Last June, Barcelona organized two meetings on direct democracy and the Right to the City. Both conferences gathered elected representatives and technical officers, as well as civil society representatives and scholars. The session format was designed in a participatory way, open to all city inhabitants.
Co-creating the city through direct democracy
The first meeting, focused on direct democracy, took place in the Born Centre Cultural, at the heart of the city. In his keynote speech, Jaume Asens, Deputy Mayor on Citizenship Rights, Participation and Transparency, remarked the ongoing invigoration of democracy at the local level in face of recurring human rights infringements and the fragmentation of social bonds.
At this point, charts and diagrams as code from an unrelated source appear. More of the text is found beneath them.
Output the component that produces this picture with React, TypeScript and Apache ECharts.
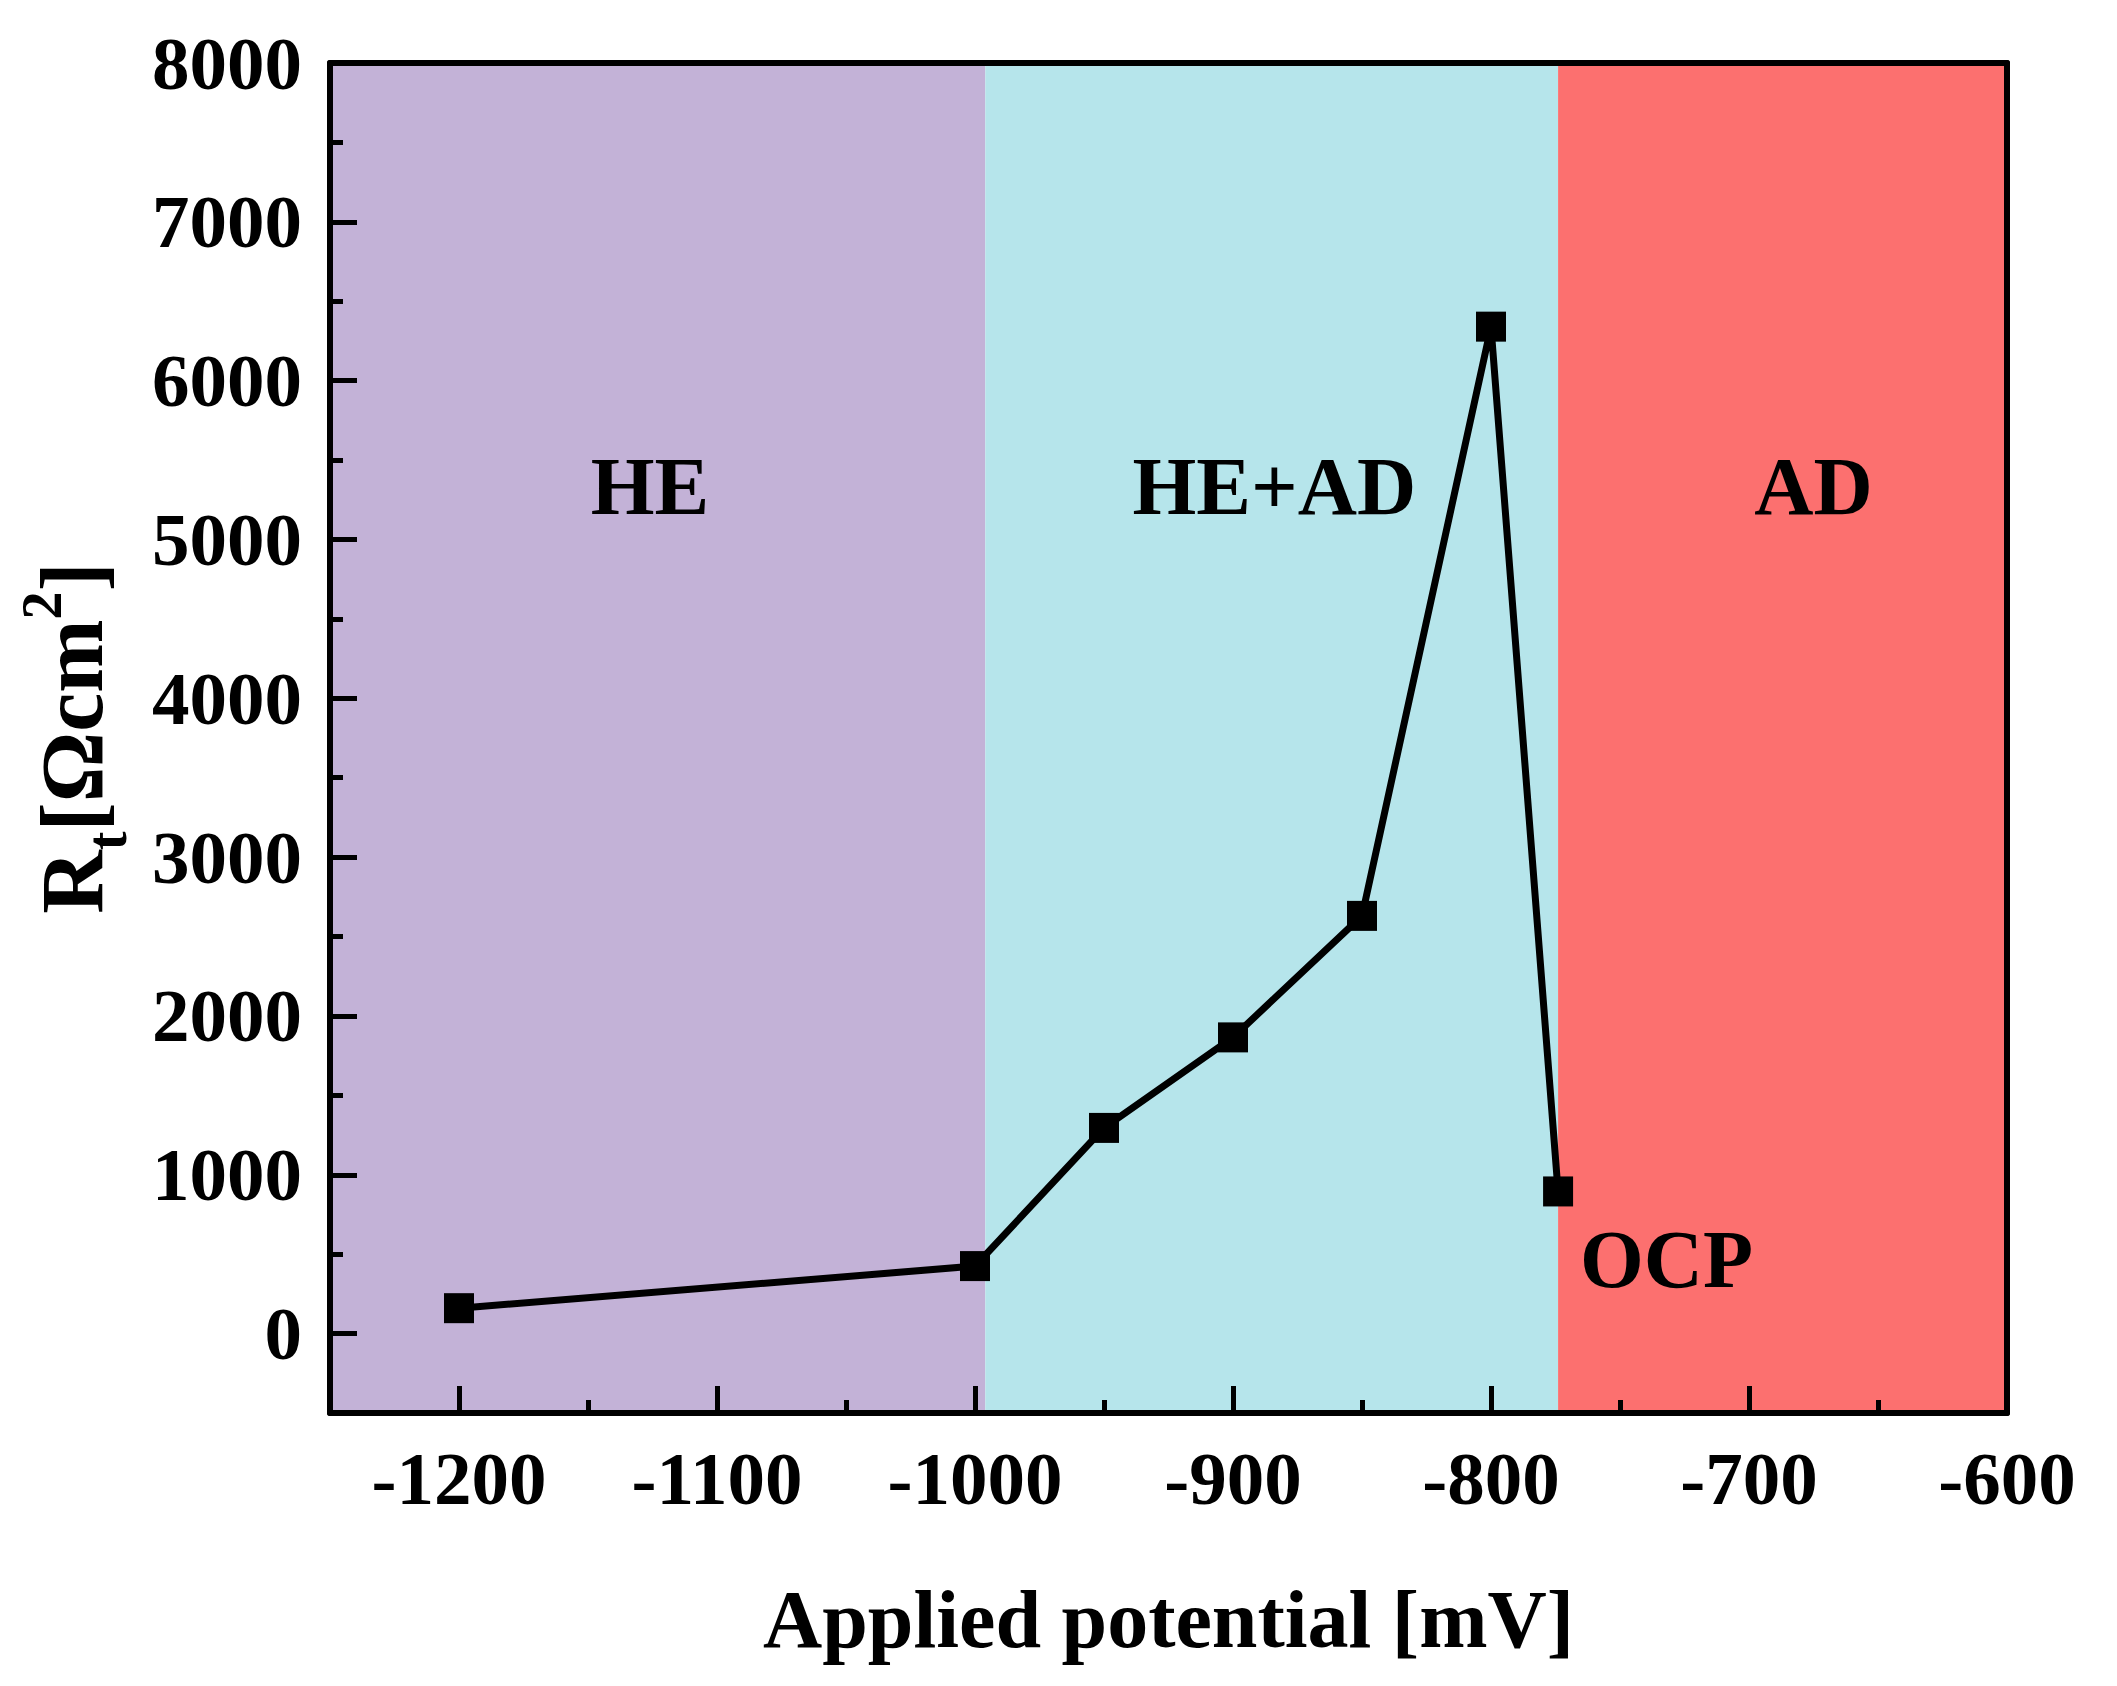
import React, { useEffect, useRef } from "react";
import * as echarts from "echarts";

// ---- data ----
const potentials = [-1200, -1000, -950, -900, -850, -800, -774];
const rtValues = [160, 425, 1295, 1865, 2630, 6340, 895];

const regionNames = ["HE", "HE+AD", "AD"];
const regionStarts = [-1250, -996, -774];
const regionEnds = [-996, -774, -600];
const regionColors = ["#C3B2D7", "#B6E5EB", "#FC706F"];
const regionLabelX = [-1126, -884, -675];
const regionLabelY = [5335, 5335, 5335];

const noteNames = ["OCP"];
const noteX = [-732];
const noteY = [468];

const xMin = -1250;
const xMax = -600;
const yMin = -500;
const yMax = 8000;
const xMajorTicks = [-1200, -1100, -1000, -900, -800, -700, -600];
const xMinorTicks = [-1150, -1050, -950, -850, -750, -650];
const yMajorTicks = [0, 1000, 2000, 3000, 4000, 5000, 6000, 7000, 8000];
const yMinorTicks = [500, 1500, 2500, 3500, 4500, 5500, 6500, 7500];

const FONT = "'Liberation Serif', 'Times New Roman', serif";

export default function App() {
  const ref = useRef<HTMLDivElement>(null);

  useEffect(() => {
    if (!ref.current) return;
    const chart = echarts.init(ref.current, undefined, { renderer: "svg" });

    const lineStyleAxis = { color: "#000", width: 6 };
    const labelStyle = {
      fontFamily: FONT,
      fontWeight: "bold" as const,
      fontSize: 75,
      color: "#000",
      formatter: (v: number) => String(v),
    };

    const baseX = { type: "value" as const, min: xMin, max: xMax, z: 10, splitLine: { show: false } };
    const baseY = { type: "value" as const, min: yMin, max: yMax, z: 10, splitLine: { show: false } };

    const option: any = {
      animation: false,
      backgroundColor: "#fff",
      grid: { left: 330, right: 110, top: 63, bottom: 273, containLabel: false },
      xAxis: [
        {
          ...baseX,
          position: "bottom",
          axisLine: { show: true, onZero: false, lineStyle: lineStyleAxis },
          axisTick: { show: true, inside: true, length: 27, lineStyle: { color: "#000", width: 5 }, customValues: xMajorTicks },
          axisLabel: { ...labelStyle, margin: 28, customValues: xMajorTicks },
          name: "Applied potential [mV]",
          nameLocation: "middle",
          nameGap: 165,
          nameTextStyle: { fontFamily: FONT, fontWeight: "bold", fontSize: 82, color: "#000" },
        },
        {
          ...baseX,
          position: "bottom",
          axisLine: { show: false, onZero: false },
          axisTick: { show: true, inside: true, length: 13, lineStyle: { color: "#000", width: 5 }, customValues: xMinorTicks },
          axisLabel: { show: false },
        },
        {
          ...baseX,
          position: "top",
          axisLine: { show: true, onZero: false, lineStyle: lineStyleAxis },
          axisTick: { show: false },
          axisLabel: { show: false },
        },
      ],
      yAxis: [
        {
          ...baseY,
          position: "left",
          axisLine: { show: true, onZero: false, lineStyle: lineStyleAxis },
          axisTick: { show: true, inside: true, length: 27, lineStyle: { color: "#000", width: 5 }, customValues: yMajorTicks },
          axisLabel: { ...labelStyle, margin: 28, customValues: yMajorTicks },
          name: "{r|R}{sub|t}{r|[Ωcm}{sup|2}{r|]}",
          nameLocation: "middle",
          nameRotate: 90,
          nameGap: 195,
          nameTextStyle: {
            fontFamily: FONT,
            fontWeight: "bold",
            fontSize: 88,
            color: "#000",
            rich: {
              r: { fontFamily: FONT, fontWeight: "bold", fontSize: 88, color: "#000", verticalAlign: "middle" },
              sub: { fontFamily: FONT, fontWeight: "bold", fontSize: 56, color: "#000", verticalAlign: "middle", padding: [70, 0, 0, 0] },
              sup: { fontFamily: FONT, fontWeight: "bold", fontSize: 56, color: "#000", verticalAlign: "middle", padding: [0, 0, 60, 0] },
            },
          },
        },
        {
          ...baseY,
          position: "left",
          axisLine: { show: false, onZero: false },
          axisTick: { show: true, inside: true, length: 13, lineStyle: { color: "#000", width: 5 }, customValues: yMinorTicks },
          axisLabel: { show: false },
        },
        {
          ...baseY,
          position: "right",
          axisLine: { show: true, onZero: false, lineStyle: lineStyleAxis },
          axisTick: { show: false },
          axisLabel: { show: false },
        },
      ],
      series: [
        {
          type: "line",
          name: "regions",
          xAxisIndex: 0,
          yAxisIndex: 0,
          data: [],
          z: 1,
          silent: true,
          markArea: {
            silent: true,
            data: regionNames.map((n, i) => [
              { xAxis: regionStarts[i], itemStyle: { color: regionColors[i], opacity: 1 } },
              { xAxis: regionEnds[i] },
            ]),
          },
        },
        {
          type: "line",
          name: "Rt",
          xAxisIndex: 0,
          yAxisIndex: 0,
          z: 5,
          data: potentials.map((x, i) => [x, rtValues[i]]),
          symbol: "rect",
          symbolSize: 30,
          itemStyle: { color: "#000" },
          lineStyle: { color: "#000", width: 7 },
        },
        {
          type: "scatter",
          name: "labels",
          xAxisIndex: 0,
          yAxisIndex: 0,
          z: 6,
          symbolSize: 1,
          itemStyle: { color: "rgba(0,0,0,0)", opacity: 1 },
          silent: true,
          data: [
            ...regionNames.map((n, i) => ({ name: n, value: [regionLabelX[i], regionLabelY[i]] })),
            ...noteNames.map((n, i) => ({ name: n, value: [noteX[i], noteY[i]] })),
          ],
          label: {
            show: true,
            position: "inside",
            formatter: "{b}",
            fontFamily: FONT,
            fontWeight: "bold",
            fontSize: 82,
            color: "#000",
            opacity: 1,
          },
        },
      ],
    };

    chart.setOption(option);
    return () => chart.dispose();
  }, []);

  return (
    <div
      ref={ref}
      style={{ position: "absolute", left: 0, top: 0, width: 2117, height: 1686, background: "#fff" }}
    />
  );
}
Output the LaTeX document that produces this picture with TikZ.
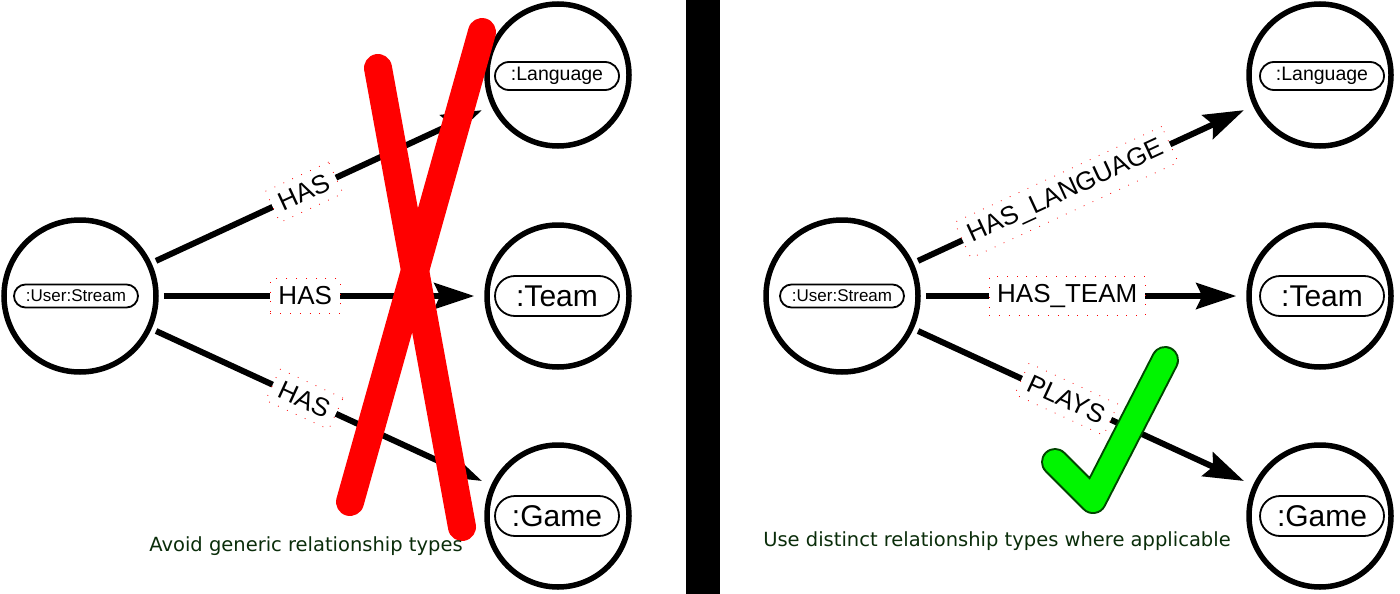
\documentclass[tikz,border=0pt]{standalone}
\usepackage{fontspec}
\setmainfont{Liberation Sans}
\newfontfamily\capfont{DejaVu Sans}
\usetikzlibrary{arrows.meta}
\definecolor{capgreen}{RGB}{10,45,10}
\definecolor{xred}{RGB}{255,0,0}
\definecolor{okgreen}{RGB}{0,245,0}
\definecolor{okedge}{RGB}{0,70,0}
\begin{document}
\begin{tikzpicture}[x=1pt,y=-1pt,
  ent/.style={circle,draw,line width=5.5pt,inner sep=0pt,minimum size=#1},
  pill/.style={draw,line width=1.8pt,rounded corners=#1,minimum width=124pt,inner xsep=4pt,inner ysep=0pt,minimum height=2*#1},
  rel/.style={line width=6pt,-{Stealth[length=40pt,width=26pt,inset=6pt]},shorten <=5pt,shorten >=10pt},
  lab/.style={fill=white,font=\fontsize{26}{30}\selectfont,inner sep=8pt,draw=red,line width=0.8pt,dash pattern=on 0.8pt off 9pt,sloped,pos=0.45},
  xstroke/.style={line width=28pt,xred,line cap=round},
  caption/.style={font=\capfont\fontsize{19.5}{23}\selectfont,text=capgreen},
  small/.style={font=\fontsize{17}{19}\selectfont},
  mid/.style={font=\fontsize{19.5}{22}\selectfont},
  big/.style={font=\fontsize{30}{33}\selectfont}
]
\useasboundingbox (0,0) rectangle (1400,594);
\fill[white] (0,0) rectangle (1400,594);

% divider
\fill[black] (686,0) rectangle (720,594);

% ---------- left panel ----------
\node[ent=152pt] (ls) at (80,296) {};
\node[ent=142pt] (ll) at (558,75) {};
\node[ent=142pt] (lt) at (558,296) {};
\node[ent=142pt] (lg) at (558,516) {};
\node[pill=11.5pt,small] (lsp) at (76,296) {:User:Stream};
\node[pill=14pt,mid] (llp) at (557,76) {:Language};
\node[pill=20pt,big] (ltp) at (557,296) {:Team};
\node[pill=20pt,big] (lgp) at (557,516) {:Game};

\draw[rel] (ls) -- node[lab]{HAS} (ll);
\draw[rel] (ls) -- node[lab]{HAS} (lt);
\draw[rel] (ls) -- node[lab]{HAS} (lg);

\draw[xstroke] (378,68) -- (462,527);
\draw[xstroke] (482,32) -- (350,502);

\node[caption] (c1) at (306,546) {Avoid generic relationship types};

% ---------- right panel ----------
\node[ent=152pt] (rs) at (842,296) {};
\node[ent=142pt] (rl) at (1320,75) {};
\node[ent=142pt] (rt) at (1320,296) {};
\node[ent=142pt] (rg) at (1320,516) {};
\node[pill=11.5pt,small] (rsp) at (842,296) {:User:Stream};
\node[pill=14pt,mid] (rlp) at (1322,76) {:Language};
\node[pill=20pt,big] (rtp) at (1322,296) {:Team};
\node[pill=20pt,big] (rgp) at (1322,516) {:Game};

\draw[rel] (rs) -- node[lab]{HAS\_LANGUAGE} (rl);
\draw[rel] (rs) -- node[lab]{HAS\_TEAM} (rt);
\draw[rel] (rs) -- node[lab]{PLAYS} (rg);

\draw[line width=28pt,okedge,line cap=round,line join=round] (1055,462) -- (1093,500) -- (1165,360);
\draw[line width=24pt,okgreen,line cap=round,line join=round] (1055,462) -- (1093,500) -- (1165,360);

\node[caption] (c2) at (997,541) {Use distinct relationship types where applicable};
\end{tikzpicture}
\end{document}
Participation thus equals to stronger, more cohesive communities.
Fernando Pindado, Commissioner on Active Democracy and Participation, emphasised how democracy is participatory by nature, highlighting that in order to be sustainable, political systems have to include all the population without exclusion.
Successive workshops counted with a wide variety of participants, combining institutional representatives, scholars and civil society organizations.
On a thematic level, they made specific emphasis in topics such as the articulation of direct democracy with digital means, the relationship between direct and representative democracy, the legal framework encompassing these kind of initiatives or the potential that these mechanisms unveil for city inhabitants and social movements to transform their own cities.
Assessing the relationship between public space and the right to the city
On the other hand, the conference about the Right to the City, was focused on assessing the different uses and representations of public space, with a specific emphasis on the Barcelona case and the fulfilment of human rights for all city inhabitants without exclusion. The opening conference by Stavros Stavrides put a specific emphasis on analysing the conceptualisation and uses given to the Right to the City and the urban commons, arguing that these concepts pose a different way to distribute power and resources in the city far beyond the present situation.
This call to action was shared by Deputy Mayor Jaume Asens, who appealed Barcelona’s neighbourhood struggles as a direct cause for today’s public space inclusiveness. Asens also recalled the essential role of human rights to fight against discrimination and guarantee inhabitants’ dignity.
In later sessions, participants discussed specific connotations of the right to the city, such as its relation with community life, the situation of homeless people, the right to women to a life free of urban violence, the perspective of street sellers or the work in interculturality and guaranteeing migrants’ human rights as a way to fight against racism and discrimination.